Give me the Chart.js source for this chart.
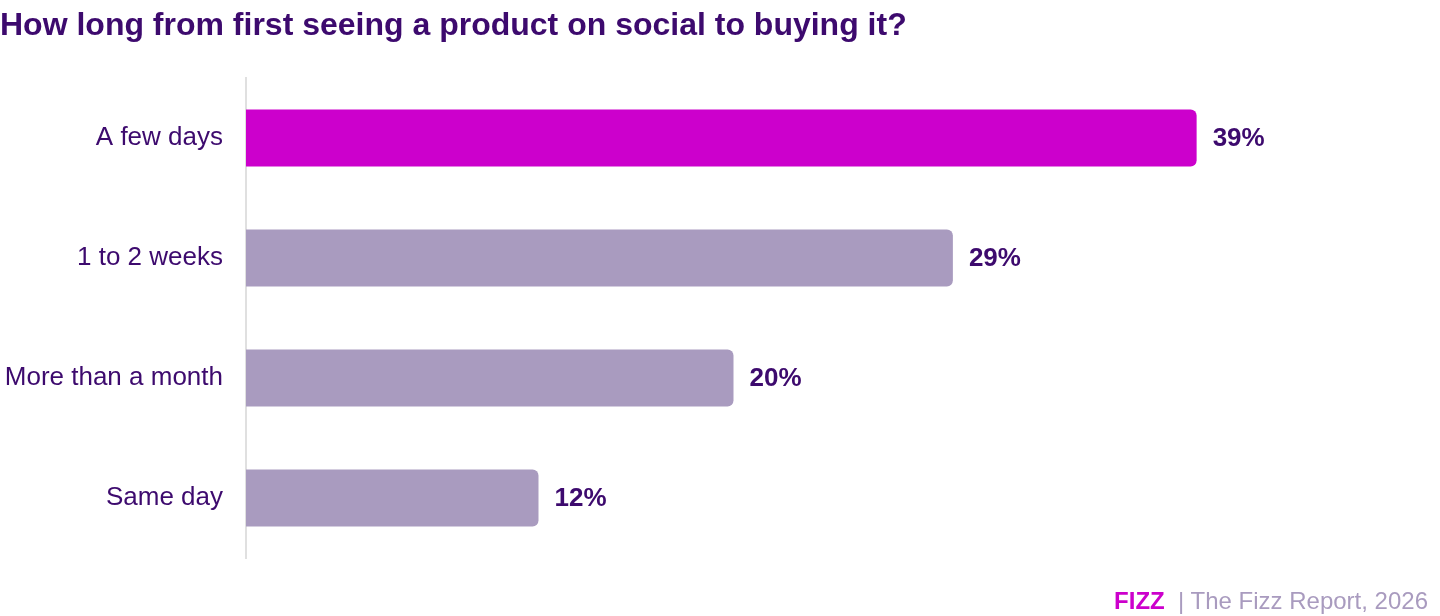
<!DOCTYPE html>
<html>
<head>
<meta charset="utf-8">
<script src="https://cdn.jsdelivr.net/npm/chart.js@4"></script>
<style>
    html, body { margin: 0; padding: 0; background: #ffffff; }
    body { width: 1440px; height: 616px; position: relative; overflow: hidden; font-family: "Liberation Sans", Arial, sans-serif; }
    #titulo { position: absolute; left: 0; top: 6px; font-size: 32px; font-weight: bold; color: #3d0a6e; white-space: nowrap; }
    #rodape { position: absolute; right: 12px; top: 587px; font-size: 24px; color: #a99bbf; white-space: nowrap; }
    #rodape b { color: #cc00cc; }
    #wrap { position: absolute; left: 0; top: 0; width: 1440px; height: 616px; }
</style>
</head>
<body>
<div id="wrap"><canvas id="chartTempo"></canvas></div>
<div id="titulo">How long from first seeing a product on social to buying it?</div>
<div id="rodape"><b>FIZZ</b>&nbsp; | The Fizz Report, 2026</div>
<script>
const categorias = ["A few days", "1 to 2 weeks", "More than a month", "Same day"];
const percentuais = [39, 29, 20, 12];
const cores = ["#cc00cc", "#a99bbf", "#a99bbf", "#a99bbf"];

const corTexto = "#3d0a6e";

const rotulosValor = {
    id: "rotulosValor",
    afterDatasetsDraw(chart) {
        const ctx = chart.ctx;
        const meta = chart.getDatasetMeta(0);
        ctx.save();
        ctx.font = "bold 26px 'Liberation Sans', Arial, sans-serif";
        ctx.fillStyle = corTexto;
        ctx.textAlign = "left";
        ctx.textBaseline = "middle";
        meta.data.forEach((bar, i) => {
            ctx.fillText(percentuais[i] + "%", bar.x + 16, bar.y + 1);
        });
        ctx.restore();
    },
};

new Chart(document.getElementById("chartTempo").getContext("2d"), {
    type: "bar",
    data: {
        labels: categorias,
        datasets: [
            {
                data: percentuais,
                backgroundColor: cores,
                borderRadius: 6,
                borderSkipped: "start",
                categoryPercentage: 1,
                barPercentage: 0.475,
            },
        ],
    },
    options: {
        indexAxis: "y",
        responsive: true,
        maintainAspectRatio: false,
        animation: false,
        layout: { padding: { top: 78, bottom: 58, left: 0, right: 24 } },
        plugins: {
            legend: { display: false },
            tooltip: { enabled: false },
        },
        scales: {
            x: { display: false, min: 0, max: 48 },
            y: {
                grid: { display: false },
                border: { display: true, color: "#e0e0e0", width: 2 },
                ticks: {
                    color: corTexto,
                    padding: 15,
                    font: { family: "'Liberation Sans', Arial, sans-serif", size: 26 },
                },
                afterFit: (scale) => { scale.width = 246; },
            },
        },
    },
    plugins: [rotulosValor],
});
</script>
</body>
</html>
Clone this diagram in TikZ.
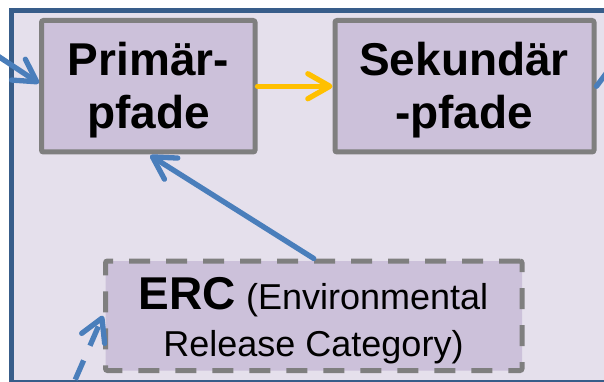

================================

▶ _WHAT YOU WILL DO_: Give every record again exactly, apart from the pictures, which stay out.

▶ _ANSWER_:
Give me the Chart.js source for this chart.
<!DOCTYPE html>
<html>
<head>
<meta charset="utf-8">
<script src="https://cdn.jsdelivr.net/npm/chart.js@4"></script>
<style>
    html, body { margin: 0; padding: 0; background: #ffffff; }
    body { width: 1440px; height: 616px; position: relative; overflow: hidden; font-family: "Liberation Sans", Arial, sans-serif; }
    #titulo { position: absolute; left: 0; top: 6px; font-size: 32px; font-weight: bold; color: #3d0a6e; white-space: nowrap; }
    #rodape { position: absolute; right: 12px; top: 587px; font-size: 24px; color: #a99bbf; white-space: nowrap; }
    #rodape b { color: #cc00cc; }
    #wrap { position: absolute; left: 0; top: 0; width: 1440px; height: 616px; }
</style>
</head>
<body>
<div id="wrap"><canvas id="chartTempo"></canvas></div>
<div id="titulo">How long from first seeing a product on social to buying it?</div>
<div id="rodape"><b>FIZZ</b>&nbsp; | The Fizz Report, 2026</div>
<script>
const categorias = ["A few days", "1 to 2 weeks", "More than a month", "Same day"];
const percentuais = [39, 29, 20, 12];
const cores = ["#cc00cc", "#a99bbf", "#a99bbf", "#a99bbf"];

const corTexto = "#3d0a6e";

const rotulosValor = {
    id: "rotulosValor",
    afterDatasetsDraw(chart) {
        const ctx = chart.ctx;
        const meta = chart.getDatasetMeta(0);
        ctx.save();
        ctx.font = "bold 26px 'Liberation Sans', Arial, sans-serif";
        ctx.fillStyle = corTexto;
        ctx.textAlign = "left";
        ctx.textBaseline = "middle";
        meta.data.forEach((bar, i) => {
            ctx.fillText(percentuais[i] + "%", bar.x + 16, bar.y + 1);
        });
        ctx.restore();
    },
};

new Chart(document.getElementById("chartTempo").getContext("2d"), {
    type: "bar",
    data: {
        labels: categorias,
        datasets: [
            {
                data: percentuais,
                backgroundColor: cores,
                borderRadius: 6,
                borderSkipped: "start",
                categoryPercentage: 1,
                barPercentage: 0.475,
            },
        ],
    },
    options: {
        indexAxis: "y",
        responsive: true,
        maintainAspectRatio: false,
        animation: false,
        layout: { padding: { top: 78, bottom: 58, left: 0, right: 24 } },
        plugins: {
            legend: { display: false },
            tooltip: { enabled: false },
        },
        scales: {
            x: { display: false, min: 0, max: 48 },
            y: {
                grid: { display: false },
                border: { display: true, color: "#e0e0e0", width: 2 },
                ticks: {
                    color: corTexto,
                    padding: 15,
                    font: { family: "'Liberation Sans', Arial, sans-serif", size: 26 },
                },
                afterFit: (scale) => { scale.width = 246; },
            },
        },
    },
    plugins: [rotulosValor],
});
</script>
</body>
</html>
Clone this diagram in TikZ.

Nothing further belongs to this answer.